Happy 2016! I'm a week late but hey ... better late than never right? In fact, that's sorta the sentiment behind the new series I'm kicking off this week. Better something than nothing. Better to start than wait for the perfect time and place to start. Right?
So here's the plan: for the next 51 weeks, I'm going to share with you all the small changes I've made (and will make) to "trim my waste". And by "waste" I mean everything from actual trash (and recycling) to the unworn items in my closet, the energy suckers in my home and an array of other wasteful habits and behaviors. Why? Because I've been arguing for years that upcycling is my low-pressure way to change mindsets. A gentle prod in the direction of more conscious, conscientious consumption.
But the time for gentle is over. As a species, we've shoved our planet into a new geological epoch. We mechanically produce and consume at a speed (and on a scale) that defies belief. For example, we've already dumped so much plastic into our waterways and oceans that microplastic particles are now virtually ubiquitous, and plastics will likely leave identifiable fossil records for future generations to discover. Fabulous.
And we've done it so fast that we've barely paused to notice that there's no planet B. So. I'm done with gentle. Gloves off my fabulous refabbers. It's time we get our hands really dirty. And refab ourselves. I know I'm not close to walking the walk... are you?

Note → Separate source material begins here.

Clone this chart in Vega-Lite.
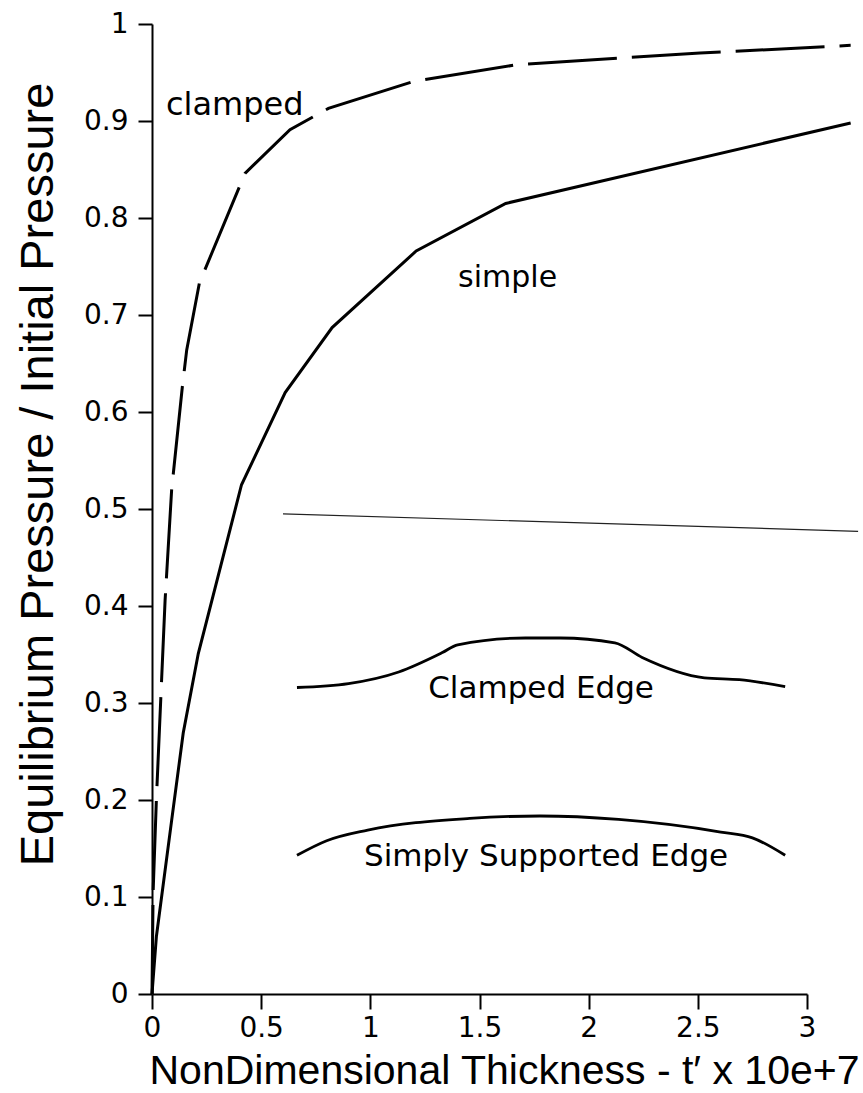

Like many of you, I'm inspired by zero-waste mavens like Trash is for Tossers, Be Zero and Zero Waste Home. But, like some of you, I'm seeing only the end result of their years of effort. I wasn't there to watch the process. So I see a perfectly stripped down home and zero-waste behaviors already well-established. Lauren Singer (Trash is for Tossers) provides 2 steps to zero waste. Here's the problem: each step contains multiple steps and many involve switching out products (mostly to eliminate plastic). That's great. But few of us have the cash to just chuck half the things we own and buy (more expensive) steel, wood, glass and bamboo substitutes.
Honestly, making your home and your life more sustainable can seem daunting (and expensive). But so can starting a diet, going "dry" for January or working out after an indulgent holiday season. Many of us still commit to these thing in the new year, don't we? Instead, how about committing to a different sort of trimming? Not a crash diet or starvation. Just trimming. But in a focused way.